POETI E SCRITTORI DEL GARDA E DINTORNI

| 1 agosto 2010

Appuntamenti letterari, interviste agli autori, recensioni di libri: ogni mese, questa rubrica offrirà un ventaglio di eventi dedicati alla cultura e una vetrina delle opere più interessanti dei nostri autori gardesani.

OCCHI VERDI AD EST
di Giuliana Bernasconi
Questo mese ci spostiamo a Oriente, con “Occhi verdi ad est, cento poesie stile giapponese”, silloge scritta e illustrata dalla poetessa bresciana Giuliana Bernasconi, con la prefazione di Velise Bonfante. Sono raccolti in questo volume, edito da Editrice La Rosa, 72 pag, svariati ed eleganti haiku. Ricordiamo, per chi non lo sapesse, che l’haiku è un componimento di tre versi composti il primo e l’ultimo da 5 sillabe, il secondo da 7. Gli occhi verdi del titolo, sono quelli della poetessa che si immerge nel fascino della cultura orientale, lasciandosi guidare nella composizione dei suoi versi dalla saggezza dell’I Ching. Le prime quattro sezioni del libro sono dedicate alle quattro stagioni: delicate immagini primaverili, di campanili, rondini, fiori e farfalle si diffondono all’inizio del libro, dove fiorisce Haru, La Primavera. “D’Agosto festa /solo
un campanello/ di bicicletta”: Natsu, l’estate, è inaugurata da aquiloni, lucciole, dune, angurie e dalla presenza del mare. Seguono le foglie gialle di Aki, l’autunno, con i suoi ombrelli, i suoi scoiattoli, i melograni… Fuyu, l’inverno, viene inizialmente ammirato dall’interno di una serra con bonsai, gustando, in un altro haiku, una minestra che si raffredda.

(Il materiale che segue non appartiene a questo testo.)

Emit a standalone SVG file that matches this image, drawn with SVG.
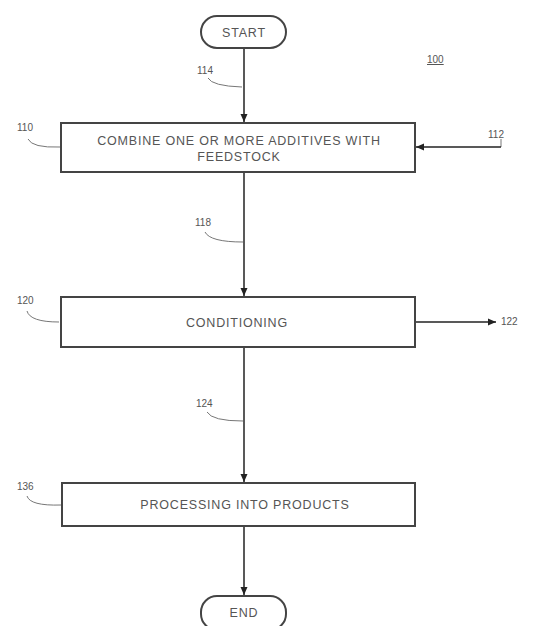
<svg xmlns="http://www.w3.org/2000/svg" width="540" height="626" viewBox="0 0 540 626">
<defs>
<marker id="ah" markerWidth="10" markerHeight="10" refX="9" refY="5" orient="auto" markerUnits="userSpaceOnUse"><path d="M1,1.5 L9,5 L1,8.5 Z" fill="#222"/></marker>
</defs>
<style>
.box{fill:#fff;stroke:#444;stroke-width:2}
.t{font-family:"Liberation Sans",Arial,sans-serif;font-size:12.5px;letter-spacing:0.8px;fill:#555;text-anchor:middle}
.lbl{font-family:"Liberation Sans",Arial,sans-serif;font-size:10px;fill:#555}
.c{fill:none;stroke:#222;stroke-width:1.5}
.ld{fill:none;stroke:#777;stroke-width:1}
</style>
<rect width="540" height="626" fill="#fff"/>
<g id="connectors">
<line class="c" x1="244" y1="49" x2="244" y2="122" marker-end="url(#ah)"/>
<line class="c" x1="244" y1="172" x2="244" y2="296" marker-end="url(#ah)"/>
<line class="c" x1="244" y1="347" x2="244" y2="482" marker-end="url(#ah)"/>
<line class="c" x1="244" y1="526" x2="244" y2="595" marker-end="url(#ah)"/>
<line class="ld" x1="501" y1="139" x2="501" y2="147"/>
<line class="c" x1="501" y1="147" x2="416" y2="147" marker-end="url(#ah)"/>
<line class="c" x1="415" y1="322" x2="496" y2="322" marker-end="url(#ah)"/>
</g>
<g id="start">
<rect class="box" x="201" y="16" width="85" height="32" rx="16"/>
<text class="t" x="244" y="37">START</text>
</g>
<g id="n110">
<rect class="box" x="61" y="123" width="354" height="49"/>
<text class="t" x="239" y="145">COMBINE ONE OR MORE ADDITIVES WITH</text>
<text class="t" x="239" y="161">FEEDSTOCK</text>
</g>
<g id="n120">
<rect class="box" x="61" y="297" width="354" height="50"/>
<text class="t" x="237" y="327">CONDITIONING</text>
</g>
<g id="n136">
<rect class="box" x="62" y="483" width="353" height="43"/>
<text class="t" x="245" y="509">PROCESSING INTO PRODUCTS</text>
</g>
<g id="end">
<rect class="box" x="201" y="596" width="85" height="34" rx="16"/>
<text class="t" x="244" y="617">END</text>
</g>
<g id="labels">
<text class="lbl" x="427" y="63" text-decoration="underline">100</text>
<text class="lbl" x="197" y="74">114</text>
<path class="ld" d="M208,78 Q212,86 242,87"/>
<text class="lbl" x="17" y="131">110</text>
<path class="ld" d="M28,139 Q32,148 60,147"/>
<text class="lbl" x="488" y="138">112</text>
<text class="lbl" x="195" y="226">118</text>
<path class="ld" d="M205,232 Q210,242 243,242"/>
<text class="lbl" x="17" y="304">120</text>
<path class="ld" d="M27,311 Q30,322 59,322"/>
<text class="lbl" x="501" y="325">122</text>
<text class="lbl" x="196" y="407">124</text>
<path class="ld" d="M207,412 Q212,421 243,421"/>
<text class="lbl" x="17" y="490">136</text>
<path class="ld" d="M27,496 Q30,506 61,505"/>
</g>
</svg>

Lentamente lo sguardo spazia anche all’esterno e appaiono montagne innevate, cappotti e camini. Il libro termina con le due parti chiamate Piccolo Kigo e Senryu; qui l’andamento contemplativo dei versi di questo haiku, sembra dare il senso di tutta la silloge: “Ancora cerco/ nel mistico disegno/ un’orma, un segno” Se questa ricerca si orienti verso l’intimo della poetessa o verso il mondo esterno, poco conta: tutto si confonde e si lega nell’immaginario dell’autrice che sa racchiudere attraverso la sua scrittura, elegante e chiara, un intero mondo fatto di risvegli, silenzi e fili d’erba.

IL COLORE DELLE STAGIONI
di Dino Rosa
Tornano le stagioni anche nella silloge inedita di Dino Rosa, poeta dialettale mantovano, purtroppo scomparso. “Il colore delle stagioni” è il suo opuscolo, donatoci dal figlio, un affezionato lettore di Dipende. E’la semplice vitalità delle tradizioni contadine, ad emergere dalle sue poesie: dalla fede in Sant’Antonio, protettore degli animali, alla rustica calma di un bue descritto in un suo componimento, dalla tempesta che devasta il frumento, al Natale dei poveri, “cun scarpe rote, a sircà la carità”. E poi la raccolta delle uova con le ingenue domande dei ragazzi che si chiedevano quante ne servissero per comprare una bicicletta; il ricordo della madre, la contemplazione del castello costruito dai Gonzaga e di nuovo immagini contadine, come i polli, la polenta, i cacciatori o i versi dedicati alle vecchie tradizioni: “Le pu bèlè abitudini ie endade a scumparì”. Ma la sensibilità del poeta si estende al di là della realtà contadina, con poesie dedicate all’agra vita dei “vu cumprà” e ai bambini del Biafra. Le ultime cinque poesie, Il vedovo, La vecchietta, Amore, Mare e La fame sono in italiano; è però attraverso il dialetto che Dino Rosa ha saputo descrivere meglio il suo ambiente rurale e la generosità dei suoi sentimenti. In particolare questi versi della poesia I hobby de la zent sembrano, più di altri, ritrarlo bene: “E tante, tante altre specialità / che me go gnà en ment de numinà, toeute le pasiù, iè malatiè / cusò disif dei ansian che recitò le puesie?”